My thoughts are cheered in this stretch of path by the pouring waters of the Fontanon di Timau, an underground source with mysterious origins.
Thoughts that become darker and more grateful higher, when the path becomes a mule track and leads to the first clearings of the grassy area of the Casera Pal Grande di sotto (1550m) where high altitude pastures take the place of the wonderful beech forest that I've been crossing so far. The whole area of the Pal Grande was the scene of bloody battles in the First World War and the memories of what happened follow me along my way. The mountain ridge that rises gradually just beyond my gaze is in fact an imaginary line disputed for three years by battles, tears and blood of the opposing armies. Today, small white stones remain in memory of a war that must not be forgotten.
I prefer to think of something else, to the mighty bulk of the Crete of Timau that marks the horizon to the south, while I observe the placid cows that inadvertently cross borders drawn by men. It happens that you take a moment to eat blueberries and find yourself in a paradise of lights, groves and clearings that seem to be drawn by the pencil of the best artist. I don't even struggle anymore because I proceed on an almost flat ground. Wonderful! You want to pitch your tent and stop, to understand what really matters in life. These questions then accompany me during the last ascent of the day, the one to the top of Mount Avostanis.
Why should I spend my life in front of a computer, consuming that only one existence we have, ruining my sight and my mood? I wonder if the lumberjacks who work down here, just beyond the Pal Grande, have an idea of what stress is, if they live peacefully in their wild way. I am also looking for a shadow of discontent in the shepherd's crooked face that I meet a little further. He is gathering his cows by calling them in low tones, you don't even need to scream in this paradise. And the cows come after him, like obedient dogs.

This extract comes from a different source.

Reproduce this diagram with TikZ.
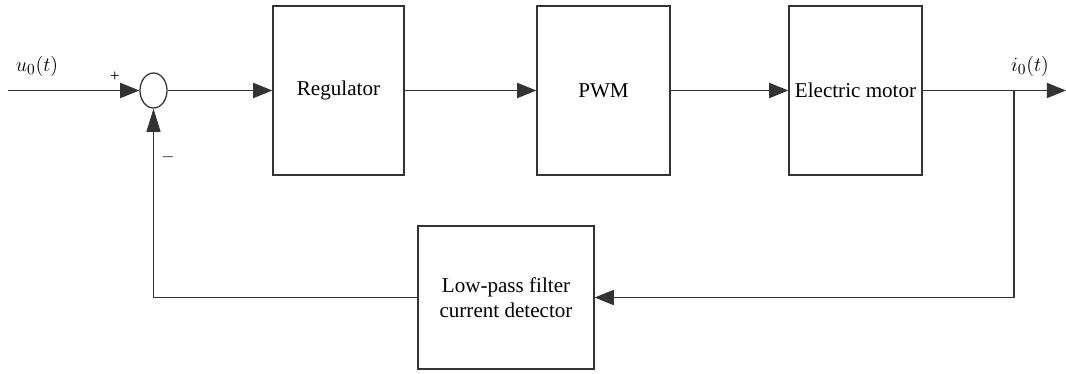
\documentclass[tikz,border=0pt]{standalone}
\usepackage{fontspec}
\setmainfont{Liberation Serif}
\usetikzlibrary{arrows.meta,shapes.geometric}
\begin{document}
\begin{tikzpicture}[x=0.025cm,y=-0.025cm,
  line/.style={draw=black!80,line width=0.9pt},
  arr/.style={line,-{Triangle[length=0.48cm,width=0.38cm]}},
  arrv/.style={line,-{Triangle[length=0.58cm,width=0.35cm]}},
  blk/.style={line,rectangle,inner sep=0pt,font=\fontsize{15}{18}\selectfont,align=center},
  lbl/.style={inner sep=0pt,font=\fontsize{15}{18}\selectfont},
  sgn/.style={inner sep=0pt,font=\fontsize{12}{14}\selectfont}]
\useasboundingbox (0,0) rectangle (1066,374);
\node[line,ellipse,minimum width=0.675cm,minimum height=0.875cm,inner sep=0pt] (sum) at (153.5,90.5) {};
\node[blk,minimum width=3.275cm,minimum height=4.225cm] (reg) at (338.5,90.5) {Regulator};
\node[blk,minimum width=3.325cm,minimum height=4.225cm] (pwm) at (603.5,90.5) {PWM};
\node[blk,minimum width=3.325cm,minimum height=4.225cm] (mot) at (855.5,90.5) {Electric motor};
\node[blk,minimum width=4.4cm,minimum height=3.575cm] (fil) at (506,297.5) {Low-pass filter\\current detector};
\coordinate (in) at (8,90.5);
\coordinate (out) at (1066,90.5);
\coordinate (br) at (1014,90.5);
\coordinate (brd) at (1014,297.5);
\coordinate (fbl) at (153.5,297.5);
\node[lbl] (ulbl) at (37,66) {$u_0(t)$};
\node[lbl] (ilbl) at (1030,66) {$i_0(t)$};
\node[sgn] (plus) at (115,77) {+};
\node[sgn] (minus) at (168,157) {$-$};
\draw[arr] (in) -- (sum.west);
\draw[arr] (sum.east) -- (reg.west);
\draw[arr] (reg.east) -- (pwm.west);
\draw[arr] (pwm.east) -- (mot.west);
\draw[arr] (mot.east) -- (out);
\draw[arr] (br) -- (brd) -- (fil.east);
\draw[arrv] (fil.west) -- (fbl) -- (sum.south);
\end{tikzpicture}
\end{document}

My footsteps now tread more and more panoramic slopes with altitude gain. I reach the watershed with a steeper section, again hovering between Italy and Austria. I take a break to impress what my eyes are seeing in my mind, but I already know that a memory will not be enough to keep me away from this beauty and, fortunately, the Friulian Alps are always here waiting for me. The piers of the Coglians and Cjanevate mountains stand a short distance away, the green valley of the Angertal is dominated by the slopes of Mount Polinik and the entire ridge of Pal Piccolo and Pal Grande.
It is already time to go down, on the meadows looking south towards the valley of the But river, which stands out clearly in the background. The basin of lake Avostanis, which I reach shortly after, has always been one of my favorite places. A turquoise water pond dominated by gray limestone walls, vertical walls where I spent whole days climbing.
I cross the alpine moors of the Passo di Pramosio with its mountain hut, admiring the rhododendron bushes and lulled by the sound of cowbells.The north wind that blows softly on the pass shows me the way to the descent. I leave this oasis for the spirit by going into the Timau forest and its centenary plants, custodians of the precious silence that nature can still give us.